Wax worms succumb two days after injection and appear brick-red after approximately three to four days. However, brown-colored insects indicate unsuccessful bacterial infection. At seven days post-infection, transfer the insects with the characteristic brick-red color onto a fresh filter paper lined Petri dish, and repeat the production of symbiotic nematode infective juveniles.
To begin surface sterilization, collect sufficient symbiotic, Heterorhabditis bacteriophora and candidate axenic infective juveniles by centrifugation. To make a pellet in a 1.5 milliliter centrifuge tube, add 500 microliters of 5%bleach to the pellet in each microcentrifuge tube and invert the tube. After incubating for 10 minutes, centrifuge at 17, 900 times g for one minute and remove the supernatant.
Then wash the pellet with one milliliter of sterile water. Centrifuge it, remove the supernatant and repeat this procedure four more times. The graph shows the results of assessing the status of Heterorhabditis bacteriophora nematodes that have gone through axenization.

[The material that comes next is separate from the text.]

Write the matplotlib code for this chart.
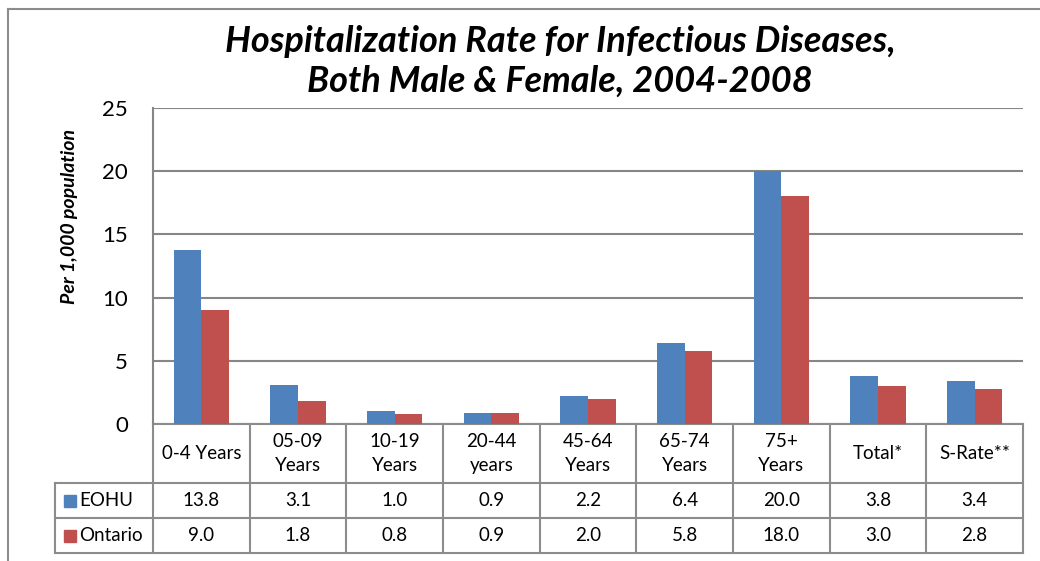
#!/usr/bin/env python3
"""Hospitalization rate for infectious diseases, EOHU vs Ontario, with data table."""

import matplotlib.pyplot as plt
from matplotlib.lines import Line2D
from matplotlib.patches import Rectangle
from matplotlib.transforms import blended_transform_factory

plt.rcParams["font.family"] = ["Lato", "DejaVu Sans"]

CATEGORIES = ["0-4 Years", "05-09\nYears", "10-19\nYears", "20-44\nyears", "45-64\nYears",
              "65-74\nYears", "75+\nYears", "Total*", "S-Rate**"]
EOHU = [13.8, 3.1, 1.0, 0.9, 2.2, 6.4, 20.0, 3.8, 3.4]
ONTARIO = [9.0, 1.8, 0.8, 0.9, 2.0, 5.8, 18.0, 3.0, 2.8]
SERIES = ["EOHU", "Ontario"]
Y_TICKS = [0, 5, 10, 15, 20, 25]

BLUE = "#4F81BD"
RED = "#C0504D"
GRID = "#868686"
LINE = "#8C8C8C"

W, H = 1040, 561


def fx(px):
    return px / W


def fy(py):
    return 1 - py / H


fig = plt.figure(figsize=(W / 100, H / 100), dpi=100)

# outer chart frame (top and left edges visible)
fig.add_artist(Line2D([fx(8), fx(8)], [fy(9), 0], color=LINE, lw=1.5))
fig.add_artist(Line2D([fx(8), 1], [fy(9), fy(9)], color=LINE, lw=1.5))

left, right, top, bottom = 153, 1023, 108, 424
ax = fig.add_axes([fx(left), fy(bottom), fx(right - left), (bottom - top) / H])

n = len(CATEGORIES)
x = list(range(n))
bw = 0.285
ax.bar([i - bw / 2 for i in x], EOHU, width=bw, color=BLUE, zorder=3)
ax.bar([i + bw / 2 for i in x], ONTARIO, width=bw, color=RED, zorder=3)

ax.set_xlim(-0.5, n - 0.5)
ax.set_ylim(0, 25)
ax.set_yticks(Y_TICKS)
ax.set_yticklabels([str(t) for t in Y_TICKS], fontsize=16)
ax.set_xticks([])
ax.tick_params(axis="y", length=0, pad=18)
ax.yaxis.grid(True, color=GRID, lw=1.5, zorder=0)
for s in ["top", "right", "bottom"]:
    ax.spines[s].set_visible(False)
ax.spines["left"].set_color(GRID)
ax.spines["left"].set_linewidth(1.5)

fig.text(fx(70), fy(217), "Per 1,000 population", rotation=90, ha="center", va="center",
         fontsize=14, fontweight="bold", fontstyle="italic")

fig.text(fx(560), fy(42), "Hospitalization Rate for Infectious Diseases,", ha="center", va="center",
         fontsize=26, fontweight="bold", fontstyle="italic")
fig.text(fx(560), fy(81), "Both Male & Female, 2004-2008", ha="center", va="center",
         fontsize=26, fontweight="bold", fontstyle="italic")

# data table under the axis
tr = blended_transform_factory(ax.transData, ax.transAxes)
ph = bottom - top


def ay(py):
    return (bottom - py) / ph


row_y = [424, 483, 518, 553]
label_left = 55
lx = (label_left - left) / (right - left) * n - 0.5

for i in range(n + 1):
    ax.add_line(Line2D([i - 0.5, i - 0.5], [ay(424), ay(553)], color=LINE, lw=1.5,
                       transform=tr, clip_on=False))
ax.add_line(Line2D([lx, lx], [ay(483), ay(553)], color=LINE, lw=1.5, transform=tr, clip_on=False))
ax.add_line(Line2D([-0.5, n - 0.5], [ay(424), ay(424)], color=LINE, lw=1.5, transform=tr, clip_on=False))
for py in row_y[1:]:
    ax.add_line(Line2D([lx, n - 0.5], [ay(py), ay(py)], color=LINE, lw=1.5, transform=tr, clip_on=False))

for i, cat in enumerate(CATEGORIES):
    ax.text(i, ay((row_y[0] + row_y[1]) / 2), cat, ha="center", va="center", fontsize=13.5,
            linespacing=1.45, transform=tr)
    ax.text(i, ay((row_y[1] + row_y[2]) / 2), f"{EOHU[i]:.1f}", ha="center", va="center",
            fontsize=13.5, transform=tr)
    ax.text(i, ay((row_y[2] + row_y[3]) / 2), f"{ONTARIO[i]:.1f}", ha="center", va="center",
            fontsize=13.5, transform=tr)

key_w = 12 / (right - left) * n
for r, (name, col) in enumerate(zip(SERIES, [BLUE, RED])):
    yc = (row_y[r + 1] + row_y[r + 2]) / 2
    kx = (64 - left) / (right - left) * n - 0.5
    ax.add_patch(Rectangle((kx, ay(yc + 6)), key_w, ay(yc - 6) - ay(yc + 6), color=col,
                           transform=tr, clip_on=False))
    ax.text(kx + key_w + 3 / (right - left) * n, ay(yc), name, ha="left", va="center",
            fontsize=13.5, transform=tr)

fig.savefig("out.png", dpi=100)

Heterorhabditis bacteriophora from the stock culture carried symbiotic Photorhabdus luminescens cells. However, nematodes devoid of their associated Photorhabdus luminescens bacteria were axenic. To maintain the reproducibility of your experiment, always streak freshly from bacterial stock culture from a fresh colony and take out the overnight culture before it reaches stationary face.
Only use the brick-red Galleria wax worm for White's water trap and discard the rest. After this procedure, the nematodes can be used to investigate the interaction with insect immune system. This technique paves the way for researcher to explore the molecular basis of nematode parasitism and host anti-nematode immunity.